# [Task description]
Skip the pictures. Reproduce all other material exactly.

# [Data segment]

......

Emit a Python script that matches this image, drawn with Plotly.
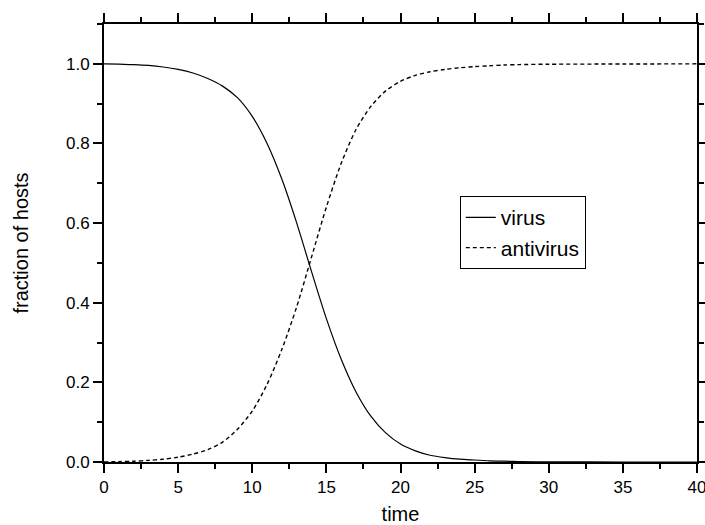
import plotly.graph_objects as go

t_virus = [0, 1, 2, 3, 4, 5, 6, 7, 8, 9, 10, 11, 12, 13, 14, 15, 16, 17, 18,
           19, 20, 21, 22, 23, 24, 25, 26, 27, 28, 30, 35, 40]
virus = [1.0, 0.999, 0.998, 0.996, 0.992, 0.986, 0.977, 0.963, 0.944, 0.915,
         0.868, 0.800, 0.710, 0.600, 0.478, 0.360, 0.258, 0.176, 0.115, 0.073, 0.045,
         0.028, 0.017, 0.011, 0.007, 0.005, 0.003, 0.002, 0.001, 0.0005, 0.0, 0.0]

t_anti = [0, 1, 2, 3, 4, 5, 6, 7, 8, 9, 10, 11, 12, 13, 14, 15, 16, 17, 18, 19,
          20, 21, 22, 23, 24, 25, 26, 27, 28, 30, 35, 40]
antivirus = [0.0, 0.001, 0.002, 0.004, 0.007, 0.012, 0.020, 0.031, 0.050, 0.082,
             0.128, 0.195, 0.283, 0.390, 0.515, 0.640, 0.750, 0.835, 0.893, 0.932,
             0.956, 0.971, 0.980, 0.986, 0.990, 0.993, 0.995, 0.997, 0.998, 0.999,
             0.9995, 1.0]

x_ticks = [0, 5, 10, 15, 20, 25, 30, 35, 40]
y_ticks = [0.0, 0.2, 0.4, 0.6, 0.8, 1.0]

FONT = "Arial, Liberation Sans, sans-serif"

fig = go.Figure()
fig.add_trace(go.Scatter(x=t_virus, y=virus, mode="lines", name="virus",
                         line=dict(color="black", width=1.2, shape="spline", smoothing=0.8)))
fig.add_trace(go.Scatter(x=t_anti, y=antivirus, mode="lines", name="antivirus",
                         line=dict(color="black", width=1.4, dash="4px,3px",
                                   shape="spline", smoothing=0.8)))

axis_common = dict(
    showgrid=False, zeroline=False, showline=True, linecolor="black", linewidth=2,
    mirror="allticks", ticks="outside", tickcolor="black", tickwidth=1.5, ticklen=9,
    tickfont=dict(family=FONT, size=17, color="black"), automargin=False,
    ticklabeloverflow="allow",
)

fig.update_layout(
    width=705, height=525, autosize=False,
    margin=dict(l=104, r=8, t=24, b=63),
    paper_bgcolor="white", plot_bgcolor="white",
    font=dict(family=FONT, color="black"),
    xaxis=dict(range=[0, 40], tickvals=x_ticks, ticktext=[str(v) for v in x_ticks],
               title=dict(text="time", font=dict(family=FONT, size=20), standoff=16),
               minor=dict(dtick=2.5, tick0=0, ticks="outside", ticklen=5,
                          tickcolor="black", tickwidth=1.5),
               **axis_common),
    yaxis=dict(range=[0, 1.1], tickvals=y_ticks, ticktext=[f"{v:.1f}" for v in y_ticks],
               title=dict(text="fraction of hosts", font=dict(family=FONT, size=20), standoff=32),
               minor=dict(dtick=0.1, tick0=0, ticks="outside", ticklen=5,
                          tickcolor="black", tickwidth=1.5),
               **axis_common),
    legend=dict(x=0.6, y=0.607, xanchor="left", yanchor="top",
                bgcolor="white", bordercolor="black", borderwidth=1,
                font=dict(family=FONT, size=21, color="black"),
                tracegroupgap=0, itemwidth=30),
    showlegend=True,
)

fig.write_html("out.html")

......

# [Answer to this exercise]
Emit a Python script that matches this image, drawn with Plotly.
import plotly.graph_objects as go

t_virus = [0, 1, 2, 3, 4, 5, 6, 7, 8, 9, 10, 11, 12, 13, 14, 15, 16, 17, 18,
           19, 20, 21, 22, 23, 24, 25, 26, 27, 28, 30, 35, 40]
virus = [1.0, 0.999, 0.998, 0.996, 0.992, 0.986, 0.977, 0.963, 0.944, 0.915,
         0.868, 0.800, 0.710, 0.600, 0.478, 0.360, 0.258, 0.176, 0.115, 0.073, 0.045,
         0.028, 0.017, 0.011, 0.007, 0.005, 0.003, 0.002, 0.001, 0.0005, 0.0, 0.0]

t_anti = [0, 1, 2, 3, 4, 5, 6, 7, 8, 9, 10, 11, 12, 13, 14, 15, 16, 17, 18, 19,
          20, 21, 22, 23, 24, 25, 26, 27, 28, 30, 35, 40]
antivirus = [0.0, 0.001, 0.002, 0.004, 0.007, 0.012, 0.020, 0.031, 0.050, 0.082,
             0.128, 0.195, 0.283, 0.390, 0.515, 0.640, 0.750, 0.835, 0.893, 0.932,
             0.956, 0.971, 0.980, 0.986, 0.990, 0.993, 0.995, 0.997, 0.998, 0.999,
             0.9995, 1.0]

x_ticks = [0, 5, 10, 15, 20, 25, 30, 35, 40]
y_ticks = [0.0, 0.2, 0.4, 0.6, 0.8, 1.0]

FONT = "Arial, Liberation Sans, sans-serif"

fig = go.Figure()
fig.add_trace(go.Scatter(x=t_virus, y=virus, mode="lines", name="virus",
                         line=dict(color="black", width=1.2, shape="spline", smoothing=0.8)))
fig.add_trace(go.Scatter(x=t_anti, y=antivirus, mode="lines", name="antivirus",
                         line=dict(color="black", width=1.4, dash="4px,3px",
                                   shape="spline", smoothing=0.8)))

axis_common = dict(
    showgrid=False, zeroline=False, showline=True, linecolor="black", linewidth=2,
    mirror="allticks", ticks="outside", tickcolor="black", tickwidth=1.5, ticklen=9,
    tickfont=dict(family=FONT, size=17, color="black"), automargin=False,
    ticklabeloverflow="allow",
)

fig.update_layout(
    width=705, height=525, autosize=False,
    margin=dict(l=104, r=8, t=24, b=63),
    paper_bgcolor="white", plot_bgcolor="white",
    font=dict(family=FONT, color="black"),
    xaxis=dict(range=[0, 40], tickvals=x_ticks, ticktext=[str(v) for v in x_ticks],
               title=dict(text="time", font=dict(family=FONT, size=20), standoff=16),
               minor=dict(dtick=2.5, tick0=0, ticks="outside", ticklen=5,
                          tickcolor="black", tickwidth=1.5),
               **axis_common),
    yaxis=dict(range=[0, 1.1], tickvals=y_ticks, ticktext=[f"{v:.1f}" for v in y_ticks],
               title=dict(text="fraction of hosts", font=dict(family=FONT, size=20), standoff=32),
               minor=dict(dtick=0.1, tick0=0, ticks="outside", ticklen=5,
                          tickcolor="black", tickwidth=1.5),
               **axis_common),
    legend=dict(x=0.6, y=0.607, xanchor="left", yanchor="top",
                bgcolor="white", bordercolor="black", borderwidth=1,
                font=dict(family=FONT, size=21, color="black"),
                tracegroupgap=0, itemwidth=30),
    showlegend=True,
)

fig.write_html("out.html")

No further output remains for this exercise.